▸ **Stated goal**: Reproduce the listing word for word. Skip any image.

# # #

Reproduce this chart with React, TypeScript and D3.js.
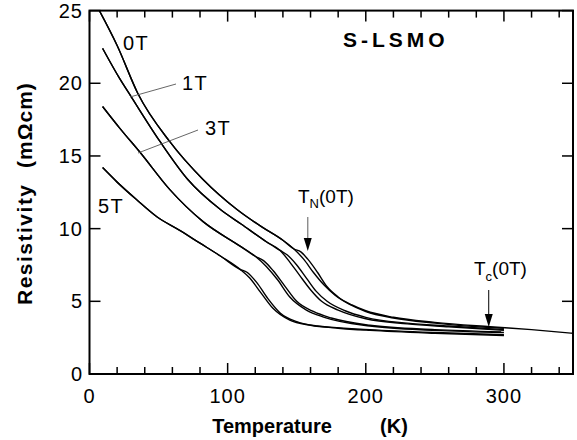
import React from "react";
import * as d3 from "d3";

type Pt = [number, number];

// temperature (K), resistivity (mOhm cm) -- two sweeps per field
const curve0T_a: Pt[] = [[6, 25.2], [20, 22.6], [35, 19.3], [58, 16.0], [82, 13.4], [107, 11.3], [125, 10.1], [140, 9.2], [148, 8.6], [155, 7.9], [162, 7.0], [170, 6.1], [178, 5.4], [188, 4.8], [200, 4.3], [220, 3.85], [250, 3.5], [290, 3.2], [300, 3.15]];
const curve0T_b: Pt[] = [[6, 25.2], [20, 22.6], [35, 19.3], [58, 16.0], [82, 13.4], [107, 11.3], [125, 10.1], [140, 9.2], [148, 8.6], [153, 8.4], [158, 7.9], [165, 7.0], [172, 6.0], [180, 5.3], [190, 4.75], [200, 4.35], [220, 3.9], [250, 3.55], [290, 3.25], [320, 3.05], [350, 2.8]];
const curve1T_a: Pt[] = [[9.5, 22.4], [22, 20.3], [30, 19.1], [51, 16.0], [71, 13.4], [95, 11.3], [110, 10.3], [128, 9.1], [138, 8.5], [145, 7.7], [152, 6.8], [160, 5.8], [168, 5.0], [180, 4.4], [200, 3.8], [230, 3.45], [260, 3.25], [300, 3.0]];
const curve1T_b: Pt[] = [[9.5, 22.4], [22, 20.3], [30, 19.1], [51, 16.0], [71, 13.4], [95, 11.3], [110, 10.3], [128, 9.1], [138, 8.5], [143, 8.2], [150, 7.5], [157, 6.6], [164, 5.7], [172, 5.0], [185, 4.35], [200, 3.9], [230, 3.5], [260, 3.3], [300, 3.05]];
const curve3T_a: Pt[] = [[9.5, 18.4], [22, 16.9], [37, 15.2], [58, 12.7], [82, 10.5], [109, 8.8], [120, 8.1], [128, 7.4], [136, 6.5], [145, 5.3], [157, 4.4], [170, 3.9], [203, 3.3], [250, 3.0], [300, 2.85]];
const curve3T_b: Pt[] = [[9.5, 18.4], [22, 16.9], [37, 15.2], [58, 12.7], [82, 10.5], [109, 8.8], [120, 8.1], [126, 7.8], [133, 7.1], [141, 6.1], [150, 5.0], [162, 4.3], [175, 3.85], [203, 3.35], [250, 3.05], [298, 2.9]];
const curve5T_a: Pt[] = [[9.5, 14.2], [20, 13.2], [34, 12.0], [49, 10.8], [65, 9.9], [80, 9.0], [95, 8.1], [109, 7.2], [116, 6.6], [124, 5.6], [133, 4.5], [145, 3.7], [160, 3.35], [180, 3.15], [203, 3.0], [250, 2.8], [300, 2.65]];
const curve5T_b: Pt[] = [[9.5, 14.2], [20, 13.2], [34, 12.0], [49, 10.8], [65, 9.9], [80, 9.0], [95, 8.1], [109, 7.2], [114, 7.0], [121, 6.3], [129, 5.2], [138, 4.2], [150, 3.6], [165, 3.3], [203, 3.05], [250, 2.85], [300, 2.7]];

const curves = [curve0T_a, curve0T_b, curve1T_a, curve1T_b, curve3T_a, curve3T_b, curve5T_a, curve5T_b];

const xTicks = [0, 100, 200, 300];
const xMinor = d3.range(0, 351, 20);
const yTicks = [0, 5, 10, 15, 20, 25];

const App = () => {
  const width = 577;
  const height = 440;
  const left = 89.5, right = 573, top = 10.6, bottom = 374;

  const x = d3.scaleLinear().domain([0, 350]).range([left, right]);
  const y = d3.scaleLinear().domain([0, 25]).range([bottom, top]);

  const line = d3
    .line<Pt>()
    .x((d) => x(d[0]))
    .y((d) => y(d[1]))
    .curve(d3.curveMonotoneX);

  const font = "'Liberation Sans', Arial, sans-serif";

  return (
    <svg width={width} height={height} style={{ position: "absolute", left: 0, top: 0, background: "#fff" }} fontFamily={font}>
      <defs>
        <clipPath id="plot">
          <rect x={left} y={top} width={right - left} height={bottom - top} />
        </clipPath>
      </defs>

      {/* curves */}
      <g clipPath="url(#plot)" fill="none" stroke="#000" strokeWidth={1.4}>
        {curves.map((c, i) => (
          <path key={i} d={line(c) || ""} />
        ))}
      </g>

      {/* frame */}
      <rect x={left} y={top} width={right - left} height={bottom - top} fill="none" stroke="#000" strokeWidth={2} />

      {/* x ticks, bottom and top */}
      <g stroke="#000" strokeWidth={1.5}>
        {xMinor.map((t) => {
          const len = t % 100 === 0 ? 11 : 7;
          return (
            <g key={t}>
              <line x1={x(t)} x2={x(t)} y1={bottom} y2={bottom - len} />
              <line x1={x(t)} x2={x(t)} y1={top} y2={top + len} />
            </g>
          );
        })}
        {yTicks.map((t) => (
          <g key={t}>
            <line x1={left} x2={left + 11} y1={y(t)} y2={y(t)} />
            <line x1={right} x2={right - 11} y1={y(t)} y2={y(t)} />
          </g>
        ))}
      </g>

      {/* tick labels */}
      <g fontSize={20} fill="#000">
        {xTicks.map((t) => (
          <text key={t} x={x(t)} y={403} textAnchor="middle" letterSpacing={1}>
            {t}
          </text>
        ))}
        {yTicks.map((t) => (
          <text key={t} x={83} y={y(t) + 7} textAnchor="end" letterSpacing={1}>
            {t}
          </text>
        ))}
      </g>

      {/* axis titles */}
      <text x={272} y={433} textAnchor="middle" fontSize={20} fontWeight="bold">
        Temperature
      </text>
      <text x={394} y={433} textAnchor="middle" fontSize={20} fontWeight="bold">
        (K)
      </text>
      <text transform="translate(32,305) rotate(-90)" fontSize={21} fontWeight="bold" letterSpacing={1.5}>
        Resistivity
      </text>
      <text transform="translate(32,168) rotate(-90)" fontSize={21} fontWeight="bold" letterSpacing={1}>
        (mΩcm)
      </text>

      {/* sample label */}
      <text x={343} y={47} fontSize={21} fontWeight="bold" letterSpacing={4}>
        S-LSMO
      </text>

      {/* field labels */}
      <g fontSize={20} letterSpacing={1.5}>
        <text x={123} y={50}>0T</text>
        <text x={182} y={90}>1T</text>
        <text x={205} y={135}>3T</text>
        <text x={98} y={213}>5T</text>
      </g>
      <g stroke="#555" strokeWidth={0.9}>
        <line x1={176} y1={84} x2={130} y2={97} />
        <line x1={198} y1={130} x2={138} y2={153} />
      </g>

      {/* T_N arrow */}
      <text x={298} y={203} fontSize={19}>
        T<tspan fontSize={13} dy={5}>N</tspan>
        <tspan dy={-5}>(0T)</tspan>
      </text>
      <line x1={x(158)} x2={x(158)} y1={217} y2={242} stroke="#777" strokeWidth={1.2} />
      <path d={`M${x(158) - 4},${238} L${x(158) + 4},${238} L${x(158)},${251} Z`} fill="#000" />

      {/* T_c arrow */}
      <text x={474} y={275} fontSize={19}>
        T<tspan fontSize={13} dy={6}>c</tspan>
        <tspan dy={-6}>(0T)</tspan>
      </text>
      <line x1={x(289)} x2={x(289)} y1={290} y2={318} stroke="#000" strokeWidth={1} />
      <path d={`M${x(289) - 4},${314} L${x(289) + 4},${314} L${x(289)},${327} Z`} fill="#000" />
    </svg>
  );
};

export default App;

# # #

▸ **Final result**:
Reproduce this chart with React, TypeScript and D3.js.
import React from "react";
import * as d3 from "d3";

type Pt = [number, number];

// temperature (K), resistivity (mOhm cm) -- two sweeps per field
const curve0T_a: Pt[] = [[6, 25.2], [20, 22.6], [35, 19.3], [58, 16.0], [82, 13.4], [107, 11.3], [125, 10.1], [140, 9.2], [148, 8.6], [155, 7.9], [162, 7.0], [170, 6.1], [178, 5.4], [188, 4.8], [200, 4.3], [220, 3.85], [250, 3.5], [290, 3.2], [300, 3.15]];
const curve0T_b: Pt[] = [[6, 25.2], [20, 22.6], [35, 19.3], [58, 16.0], [82, 13.4], [107, 11.3], [125, 10.1], [140, 9.2], [148, 8.6], [153, 8.4], [158, 7.9], [165, 7.0], [172, 6.0], [180, 5.3], [190, 4.75], [200, 4.35], [220, 3.9], [250, 3.55], [290, 3.25], [320, 3.05], [350, 2.8]];
const curve1T_a: Pt[] = [[9.5, 22.4], [22, 20.3], [30, 19.1], [51, 16.0], [71, 13.4], [95, 11.3], [110, 10.3], [128, 9.1], [138, 8.5], [145, 7.7], [152, 6.8], [160, 5.8], [168, 5.0], [180, 4.4], [200, 3.8], [230, 3.45], [260, 3.25], [300, 3.0]];
const curve1T_b: Pt[] = [[9.5, 22.4], [22, 20.3], [30, 19.1], [51, 16.0], [71, 13.4], [95, 11.3], [110, 10.3], [128, 9.1], [138, 8.5], [143, 8.2], [150, 7.5], [157, 6.6], [164, 5.7], [172, 5.0], [185, 4.35], [200, 3.9], [230, 3.5], [260, 3.3], [300, 3.05]];
const curve3T_a: Pt[] = [[9.5, 18.4], [22, 16.9], [37, 15.2], [58, 12.7], [82, 10.5], [109, 8.8], [120, 8.1], [128, 7.4], [136, 6.5], [145, 5.3], [157, 4.4], [170, 3.9], [203, 3.3], [250, 3.0], [300, 2.85]];
const curve3T_b: Pt[] = [[9.5, 18.4], [22, 16.9], [37, 15.2], [58, 12.7], [82, 10.5], [109, 8.8], [120, 8.1], [126, 7.8], [133, 7.1], [141, 6.1], [150, 5.0], [162, 4.3], [175, 3.85], [203, 3.35], [250, 3.05], [298, 2.9]];
const curve5T_a: Pt[] = [[9.5, 14.2], [20, 13.2], [34, 12.0], [49, 10.8], [65, 9.9], [80, 9.0], [95, 8.1], [109, 7.2], [116, 6.6], [124, 5.6], [133, 4.5], [145, 3.7], [160, 3.35], [180, 3.15], [203, 3.0], [250, 2.8], [300, 2.65]];
const curve5T_b: Pt[] = [[9.5, 14.2], [20, 13.2], [34, 12.0], [49, 10.8], [65, 9.9], [80, 9.0], [95, 8.1], [109, 7.2], [114, 7.0], [121, 6.3], [129, 5.2], [138, 4.2], [150, 3.6], [165, 3.3], [203, 3.05], [250, 2.85], [300, 2.7]];

const curves = [curve0T_a, curve0T_b, curve1T_a, curve1T_b, curve3T_a, curve3T_b, curve5T_a, curve5T_b];

const xTicks = [0, 100, 200, 300];
const xMinor = d3.range(0, 351, 20);
const yTicks = [0, 5, 10, 15, 20, 25];

const App = () => {
  const width = 577;
  const height = 440;
  const left = 89.5, right = 573, top = 10.6, bottom = 374;

  const x = d3.scaleLinear().domain([0, 350]).range([left, right]);
  const y = d3.scaleLinear().domain([0, 25]).range([bottom, top]);

  const line = d3
    .line<Pt>()
    .x((d) => x(d[0]))
    .y((d) => y(d[1]))
    .curve(d3.curveMonotoneX);

  const font = "'Liberation Sans', Arial, sans-serif";

  return (
    <svg width={width} height={height} style={{ position: "absolute", left: 0, top: 0, background: "#fff" }} fontFamily={font}>
      <defs>
        <clipPath id="plot">
          <rect x={left} y={top} width={right - left} height={bottom - top} />
        </clipPath>
      </defs>

      {/* curves */}
      <g clipPath="url(#plot)" fill="none" stroke="#000" strokeWidth={1.4}>
        {curves.map((c, i) => (
          <path key={i} d={line(c) || ""} />
        ))}
      </g>

      {/* frame */}
      <rect x={left} y={top} width={right - left} height={bottom - top} fill="none" stroke="#000" strokeWidth={2} />

      {/* x ticks, bottom and top */}
      <g stroke="#000" strokeWidth={1.5}>
        {xMinor.map((t) => {
          const len = t % 100 === 0 ? 11 : 7;
          return (
            <g key={t}>
              <line x1={x(t)} x2={x(t)} y1={bottom} y2={bottom - len} />
              <line x1={x(t)} x2={x(t)} y1={top} y2={top + len} />
            </g>
          );
        })}
        {yTicks.map((t) => (
          <g key={t}>
            <line x1={left} x2={left + 11} y1={y(t)} y2={y(t)} />
            <line x1={right} x2={right - 11} y1={y(t)} y2={y(t)} />
          </g>
        ))}
      </g>

      {/* tick labels */}
      <g fontSize={20} fill="#000">
        {xTicks.map((t) => (
          <text key={t} x={x(t)} y={403} textAnchor="middle" letterSpacing={1}>
            {t}
          </text>
        ))}
        {yTicks.map((t) => (
          <text key={t} x={83} y={y(t) + 7} textAnchor="end" letterSpacing={1}>
            {t}
          </text>
        ))}
      </g>

      {/* axis titles */}
      <text x={272} y={433} textAnchor="middle" fontSize={20} fontWeight="bold">
        Temperature
      </text>
      <text x={394} y={433} textAnchor="middle" fontSize={20} fontWeight="bold">
        (K)
      </text>
      <text transform="translate(32,305) rotate(-90)" fontSize={21} fontWeight="bold" letterSpacing={1.5}>
        Resistivity
      </text>
      <text transform="translate(32,168) rotate(-90)" fontSize={21} fontWeight="bold" letterSpacing={1}>
        (mΩcm)
      </text>

      {/* sample label */}
      <text x={343} y={47} fontSize={21} fontWeight="bold" letterSpacing={4}>
        S-LSMO
      </text>

      {/* field labels */}
      <g fontSize={20} letterSpacing={1.5}>
        <text x={123} y={50}>0T</text>
        <text x={182} y={90}>1T</text>
        <text x={205} y={135}>3T</text>
        <text x={98} y={213}>5T</text>
      </g>
      <g stroke="#555" strokeWidth={0.9}>
        <line x1={176} y1={84} x2={130} y2={97} />
        <line x1={198} y1={130} x2={138} y2={153} />
      </g>

      {/* T_N arrow */}
      <text x={298} y={203} fontSize={19}>
        T<tspan fontSize={13} dy={5}>N</tspan>
        <tspan dy={-5}>(0T)</tspan>
      </text>
      <line x1={x(158)} x2={x(158)} y1={217} y2={242} stroke="#777" strokeWidth={1.2} />
      <path d={`M${x(158) - 4},${238} L${x(158) + 4},${238} L${x(158)},${251} Z`} fill="#000" />

      {/* T_c arrow */}
      <text x={474} y={275} fontSize={19}>
        T<tspan fontSize={13} dy={6}>c</tspan>
        <tspan dy={-6}>(0T)</tspan>
      </text>
      <line x1={x(289)} x2={x(289)} y1={290} y2={318} stroke="#000" strokeWidth={1} />
      <path d={`M${x(289) - 4},${314} L${x(289) + 4},${314} L${x(289)},${327} Z`} fill="#000" />
    </svg>
  );
};

export default App;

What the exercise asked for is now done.